Durante a juventude, estudou no Colégio Caetano de Campos e teve acesso à literatura desde cedo, sendo influenciada tanto pelos clássicos brasileiros e portugueses quanto pela literatura estrangeira. Aos 15 anos publicou seu primeiro livro de contos, Porão e Sobrado (1938), obra ainda juvenil, mas que já anunciava sua inclinação para explorar os dramas humanos e psicológicos.

Carreira jurídica e início da maturidade literária (1940 – 1960)

Lygia ingressou na Faculdade de Direito do Largo de São Francisco, da Universidade de São Paulo — um dos mais importantes centros de formação intelectual do país. Lá conviveu com nomes expressivos da intelectualidade brasileira e participou ativamente da vida cultural paulistana. Essa experiência formativa — marcada por discussões políticas, literárias e filosóficas — foi determinante para sua visão crítica da sociedade.

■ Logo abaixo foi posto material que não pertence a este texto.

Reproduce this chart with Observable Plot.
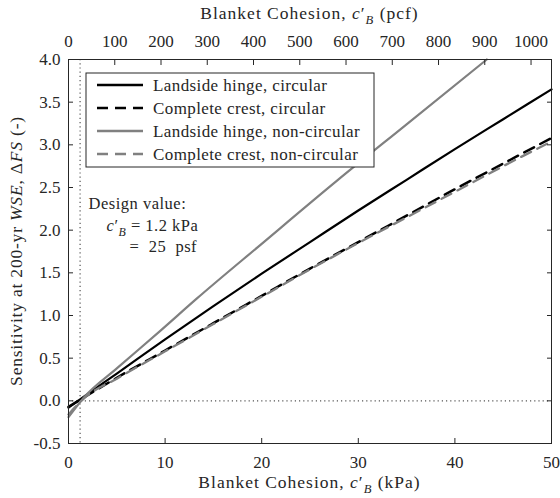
<!DOCTYPE html>
<html>
<head>
<meta charset="utf-8">
<script src="https://cdn.jsdelivr.net/npm/d3@7"></script>
<script src="https://cdn.jsdelivr.net/npm/@observablehq/plot@0.6"></script>
<style>
  body { margin: 0; background: #fff; }
  #chart { position: relative; width: 560px; height: 498px; }
  #chart svg, #chart svg text { font-family: "Liberation Serif", "DejaVu Serif", "Times New Roman", serif !important; }
</style>
</head>
<body>
<div id="chart"></div>
<script>
// Blanket cohesion c'_B (kPa) sampled for each sensitivity curve
const cohesionKPa = [0, 1.6, 5, 10, 15, 20, 25, 30, 35, 40, 45, 50];

// Sensitivity ΔFS at the 200-yr WSE
const hingeCircular      = [-0.08, 0.05, 0.32, 0.72, 1.11, 1.49, 1.86, 2.23, 2.59, 2.95, 3.30, 3.65];
const crestCircular      = [-0.07, 0.04, 0.27, 0.59, 0.91, 1.23, 1.55, 1.86, 2.17, 2.48, 2.78, 3.08];
const crestNonCircular   = [-0.16, 0.03, 0.26, 0.58, 0.90, 1.22, 1.54, 1.85, 2.15, 2.45, 2.75, 3.04];

// Landside hinge, non-circular leaves the axes at ΔFS = 4.0
const hingeNonCircKPa    = [0, 1.6, 5, 9.5, 13.3, 20, 27.8, 35, 43.3];
const hingeNonCircular   = [-0.19, 0.04, 0.38, 0.82, 1.20, 1.84, 2.58, 3.24, 4.0];

const seriesNames = [
  "Landside hinge, circular",
  "Complete crest, circular",
  "Landside hinge, non-circular",
  "Complete crest, non-circular"
];

// Design value of the blanket cohesion
const designKPa = 1.2;
const designPsf = 25;

// Axis ticks
const kpaTicks = [0, 10, 20, 30, 40, 50];
const pcfTicks = [0, 100, 200, 300, 400, 500, 600, 700, 800, 900, 1000];
const fsTicks  = [-0.5, 0, 0.5, 1, 1.5, 2, 2.5, 3, 3.5, 4];

const PSF_PER_KPA = 20.885;

const BLACK = "#000000";
const GREY = "#808080";
const DASH = "11,7";
const INK = "#262626";
const SERIF = "'Liberation Serif', 'DejaVu Serif', serif";

const lineStyles = [
  {stroke: BLACK, dash: null},
  {stroke: BLACK, dash: DASH},
  {stroke: GREY, dash: null},
  {stroke: GREY, dash: DASH}
];

const axisStyle = {tickSize: -5, label: null, fontSize: 17, stroke: INK, color: INK};

const plot = Plot.plot({
  width: 560,
  height: 498,
  marginLeft: 68,
  marginRight: 9,
  marginTop: 59,
  marginBottom: 55,
  x: {domain: [0, 50]},
  y: {domain: [-0.5, 4.0]},
  style: {fontFamily: SERIF, fontSize: "17px", color: INK, background: "#fff", overflow: "visible"},
  marks: [
    Plot.ruleY([0], {stroke: "#555", strokeWidth: 1.2, strokeDasharray: "1.2,3"}),
    Plot.ruleX([designKPa], {stroke: "#555", strokeWidth: 1.2, strokeDasharray: "1.2,3"}),
    Plot.line(hingeCircular, {x: cohesionKPa, y: hingeCircular, stroke: BLACK, strokeWidth: 2.2, curve: "monotone-x"}),
    Plot.line(crestCircular, {x: cohesionKPa, y: crestCircular, stroke: BLACK, strokeWidth: 2.5, strokeDasharray: DASH, curve: "monotone-x"}),
    Plot.line(hingeNonCircular, {x: hingeNonCircKPa, y: hingeNonCircular, stroke: GREY, strokeWidth: 2.2, curve: "monotone-x"}),
    Plot.line(crestNonCircular, {x: cohesionKPa, y: crestNonCircular, stroke: GREY, strokeWidth: 2.3, strokeDasharray: DASH, curve: "monotone-x"}),
    Plot.frame({stroke: INK, strokeWidth: 1}),
    Plot.axisX(kpaTicks, {...axisStyle, anchor: "bottom", tickPadding: 17, tickFormat: d => String(d)}),
    Plot.axisX(pcfTicks.map(p => p / PSF_PER_KPA), {...axisStyle, anchor: "top", tickPadding: 18,
      tickFormat: d => String(Math.round(d * PSF_PER_KPA))}),
    Plot.axisY(fsTicks, {...axisStyle, anchor: "left", tickPadding: 13, tickFormat: d => d.toFixed(1)}),
    Plot.axisY(fsTicks, {...axisStyle, anchor: "right", tickPadding: 0, tickFormat: () => ""})
  ]
});

document.getElementById("chart").appendChild(plot);

const xs = plot.scale("x");
const ys = plot.scale("y");
const svg = d3.select(plot);

// Write text made of plain, italic and subscript pieces
function richText(sel, parts, size) {
  parts.forEach(p => {
    const t = sel.append("tspan").text(p.t);
    if (p.i) t.attr("font-style", "italic");
    if (p.sub) t.attr("font-size", size * 0.72).attr("dy", size * 0.28);
    if (p.up) t.attr("dy", -size * 0.28);
  });
}

const cB = [{t: "c", i: true}, {t: "\u2032"}, {t: "B", i: true, sub: true}];

// Axis titles
const frameLeft = 68, frameRight = 551, frameTop = 59, frameBottom = 443;
const titleSize = 17.5;

function addText(parent, size, spacing, anchor) {
  return parent.append("text")
    .attr("font-family", SERIF).attr("font-size", size)
    .attr("letter-spacing", spacing).attr("text-anchor", anchor)
    .attr("fill", INK).attr("stroke", "none");
}

const bottomTitle = addText(svg, titleSize, 1, "middle")
  .attr("x", (frameLeft + frameRight) / 2).attr("y", 488);
richText(bottomTitle, [{t: "Blanket Cohesion, "}, ...cB, {t: " (kPa)", up: true}], titleSize);

const topTitle = addText(svg, titleSize, 1, "middle")
  .attr("x", (frameLeft + frameRight) / 2).attr("y", 19);
richText(topTitle, [{t: "Blanket Cohesion, "}, ...cB, {t: " (pcf)", up: true}], titleSize);

const yTitle = addText(svg, titleSize, 0.8, "middle")
  .attr("transform", `translate(22,${(frameTop + frameBottom) / 2}) rotate(-90)`);
richText(yTitle, [
  {t: "Sensitivity at 200-yr "}, {t: "WSE", i: true}, {t: ", \u0394"}, {t: "FS", i: true}, {t: " (-)"}
], titleSize);

// Design value note next to the dotted marker
const noteSize = 16.5;
const nx = xs.apply(designKPa) + 9;
const ny = ys.apply(2.3);
addText(svg, noteSize, 0.5, "start").attr("x", nx).attr("y", ny + 5).text("Design value:");
const l2 = addText(svg, noteSize, 0.5, "start").attr("x", nx + 18).attr("y", ny + 27);
richText(l2, [...cB, {t: " = " + designKPa + " kPa", up: true}], noteSize);
addText(svg, noteSize, 0.5, "start").attr("x", nx + 41).attr("y", ny + 48)
  .attr("xml:space", "preserve").text("=  " + designPsf + "  psf");

// Legend box
const lg = svg.append("g");
const box = {x: 86, y: 73, w: 288, h: 94};
lg.append("rect").attr("x", box.x).attr("y", box.y).attr("width", box.w).attr("height", box.h)
  .attr("fill", "#fff").attr("stroke", INK).attr("stroke-width", 1);
seriesNames.forEach((name, i) => {
  const cy = box.y + 12 + i * 23;
  const st = lineStyles[i];
  lg.append("line").attr("x1", box.x + 11).attr("x2", box.x + 57).attr("y1", cy).attr("y2", cy)
    .attr("stroke", st.stroke).attr("stroke-width", 2.3)
    .attr("stroke-dasharray", st.dash);
  addText(lg, 17, 0.4, "start").attr("x", box.x + 67).attr("y", cy).attr("dy", "0.34em").text(name);
});
</script>
</body>
</html>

Em 1944, publicou Praia Viva, e em 1949, já com maior reconhecimento, lançou o romance Ciranda de Pedra, considerado um marco em sua carreira. A obra retrata uma jovem mulher em conflito com os padrões sociais e familiares da elite paulistana, antecipando temas que marcariam sua produção: as tensões entre indivíduo e sociedade, a condição feminina, os limites da liberdade pessoal e as ambiguidades da subjetividade.

Nesse período, o Brasil vivia o fim do Estado Novo (1937–1945) e a redemocratização, com Getúlio Vargas deixando o poder e a Constituição de 1946 sendo promulgada. O país experimentava transformações sociais rápidas — industrialização, urbanização e ascensão das classes médias urbanas —, e Lygia captou com sensibilidade os reflexos dessas mudanças nos conflitos íntimos de suas personagens.

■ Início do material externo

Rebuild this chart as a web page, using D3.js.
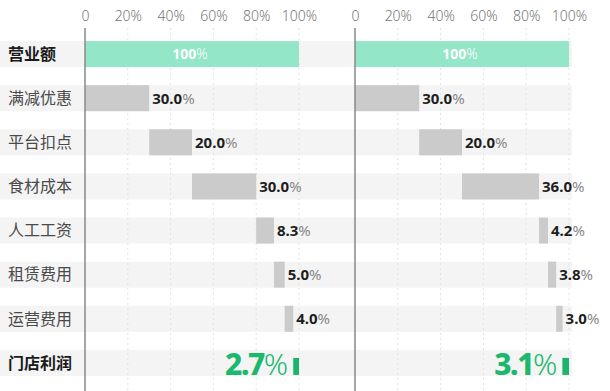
<!DOCTYPE html>
<html>
<head>
<meta charset="utf-8">
<script src="https://cdn.jsdelivr.net/npm/d3@7"></script>
<style>
  body { margin: 0; background: #fff; }
  svg text { font-family: "Noto Sans", "Noto Sans CJK SC", sans-serif; }
</style>
</head>
<body>
<div id="chart"></div>
<script>
// rows, top to bottom
var categories = ["营业额", "满减优惠", "平台扣点", "食材成本", "人工工资", "租赁费用", "运营费用", "门店利润"];
var boldRows = ["营业额", "门店利润"];

// cost shares (% of revenue), one array per panel
var costsLeft  = [30.0, 20.0, 30.0, 8.3, 5.0, 4.0];
var costsRight = [30.0, 20.0, 36.0, 4.2, 3.8, 3.0];
var profitLeft  = 2.7;
var profitRight = 3.1;
var revenue = 100;

var tickValues = [0, 20, 40, 60, 80, 100];

var W = 610, H = 391;

var svg = d3.select("#chart").append("svg")
    .attr("width", W)
    .attr("height", H);

var y = d3.scaleBand()
    .domain(categories)
    .range([32, 385])
    .paddingInner(0.41)
    .paddingOuter(0.205);

// row stripes
svg.append("g").selectAll("rect")
    .data(categories)
    .enter().append("rect")
    .attr("x", 0)
    .attr("width", 572)
    .attr("y", function(d) { return y(d); })
    .attr("height", y.bandwidth())
    .attr("fill", "#f4f4f4");

// category labels
svg.append("g").selectAll("text")
    .data(categories)
    .enter().append("text")
    .attr("x", 8)
    .attr("y", function(d) { return y(d) + y.bandwidth() / 2; })
    .attr("dy", "0.36em")
    .attr("font-family", "'Noto Sans CJK SC', sans-serif")
    .attr("font-size", 16)
    .attr("font-weight", function(d) { return boldRows.indexOf(d) >= 0 ? 700 : 400; })
    .attr("fill", function(d) { return boldRows.indexOf(d) >= 0 ? "#1a1a1a" : "#4a4a4a"; })
    .text(function(d) { return d; });

function drawPanel(x0, costs, profit) {
    var x = d3.scaleLinear().domain([0, 100]).range([x0, x0 + 214]);
    var g = svg.append("g");

    // dotted grid
    g.selectAll("line.grid")
        .data(tickValues.slice(1))
        .enter().append("line")
        .attr("class", "grid")
        .attr("x1", function(d) { return x(d); })
        .attr("x2", function(d) { return x(d); })
        .attr("y1", 28).attr("y2", H)
        .attr("stroke", "#e2e2e2")
        .attr("stroke-dasharray", "2,3");

    // axis labels on top
    var axis = d3.axisTop(x)
        .tickValues(tickValues)
        .tickSize(0)
        .tickPadding(0)
        .tickFormat(function(d) { return d === 0 ? "0" : d + "%"; });
    var ax = g.append("g")
        .attr("transform", "translate(0,21)")
        .call(axis);
    ax.select(".domain").remove();
    ax.selectAll("text")
        .attr("font-family", "'Noto Sans', sans-serif")
        .attr("font-size", 14)
        .attr("font-weight", 300)
        .attr("fill", "#777");

    // revenue bar
    var rowRev = categories[0];
    g.append("rect")
        .attr("x", x(0))
        .attr("width", x(revenue) - x(0))
        .attr("y", y(rowRev))
        .attr("height", y.bandwidth())
        .attr("fill", "#93e6c7");
    var rt = g.append("text")
        .attr("x", (x(0) + x(revenue)) / 2 - 2)
        .attr("y", y(rowRev) + y.bandwidth() / 2)
        .attr("dy", "0.36em")
        .attr("text-anchor", "middle")
        .attr("font-size", 14)
        .attr("fill", "#fff");
    rt.append("tspan").attr("font-weight", 700).text(revenue);
    rt.append("tspan").attr("font-weight", 300).text("%");

    // waterfall cost bars
    var start = 0;
    var items = costs.map(function(v, i) {
        var it = { cat: categories[i + 1], v: v, s: start };
        start += v;
        return it;
    });

    g.selectAll("rect.cost")
        .data(items)
        .enter().append("rect")
        .attr("class", "cost")
        .attr("x", function(d) { return x(d.s); })
        .attr("width", function(d) { return x(d.s + d.v) - x(d.s); })
        .attr("y", function(d) { return y(d.cat); })
        .attr("height", y.bandwidth())
        .attr("fill", "#cbcbcb");

    var lbl = g.selectAll("text.val")
        .data(items)
        .enter().append("text")
        .attr("class", "val")
        .attr("x", function(d) { return x(d.s + d.v) + 3; })
        .attr("y", function(d) { return y(d.cat) + y.bandwidth() / 2; })
        .attr("dy", "0.36em")
        .attr("font-size", 15);
    lbl.append("tspan").attr("font-weight", 700).attr("fill", "#1e1e1e")
        .text(function(d) { return d.v.toFixed(1); });
    lbl.append("tspan").attr("font-weight", 400).attr("fill", "#888").text("%");

    // profit
    var rowP = categories[categories.length - 1];
    var base = y(rowP) + y.bandwidth() / 2 + 12;
    g.append("rect")
        .attr("x", x(revenue - profit))
        .attr("width", x(revenue) - x(revenue - profit))
        .attr("y", base - 17)
        .attr("height", 17)
        .attr("fill", "#1bb46a");
    var pt = g.append("text")
        .attr("x", x(revenue - profit) - 5)
        .attr("y", base)
        .attr("text-anchor", "end")
        .attr("font-size", 30)
        .attr("fill", "#1cb86e");
    pt.append("tspan").attr("font-weight", 800).attr("letter-spacing", -1.5).text(profit.toFixed(1));
    pt.append("tspan").attr("font-weight", 300).text("%");

    // zero axis line
    g.append("line")
        .attr("x1", x(0)).attr("x2", x(0))
        .attr("y1", 28).attr("y2", H)
        .attr("stroke", "#888")
        .attr("stroke-width", 1.5);
}

drawPanel(85, costsLeft, profitLeft);
drawPanel(355, costsRight, profitRight);
</script>
</body>
</html>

Consolidação como grande voz da ficção brasileira (1960 – 1980)

Nos anos 1960, sua obra alcançou um novo patamar de reconhecimento. O livro de contos Histórias do Desencontro (1958) já havia consolidado seu talento, mas foi com Verão no Aquário (1963) — romance vencedor do Prêmio Jabuti — que Lygia firmou seu lugar entre os grandes escritores do país. A narrativa mergulha no universo psicológico da juventude urbana de classe média, abordando temas como alienação, solidão e identidade.

Durante a ditadura militar (1964–1985), sua literatura assumiu um caráter ainda mais introspectivo e sutilmente crítico. Lygia não escrevia panfletos políticos, mas denunciava, por meio de atmosferas opressivas e situações ambíguas, os silenciamentos e medos próprios de um regime autoritário. Essa estratégia a aproximou do realismo psicológico e do fantástico moderno.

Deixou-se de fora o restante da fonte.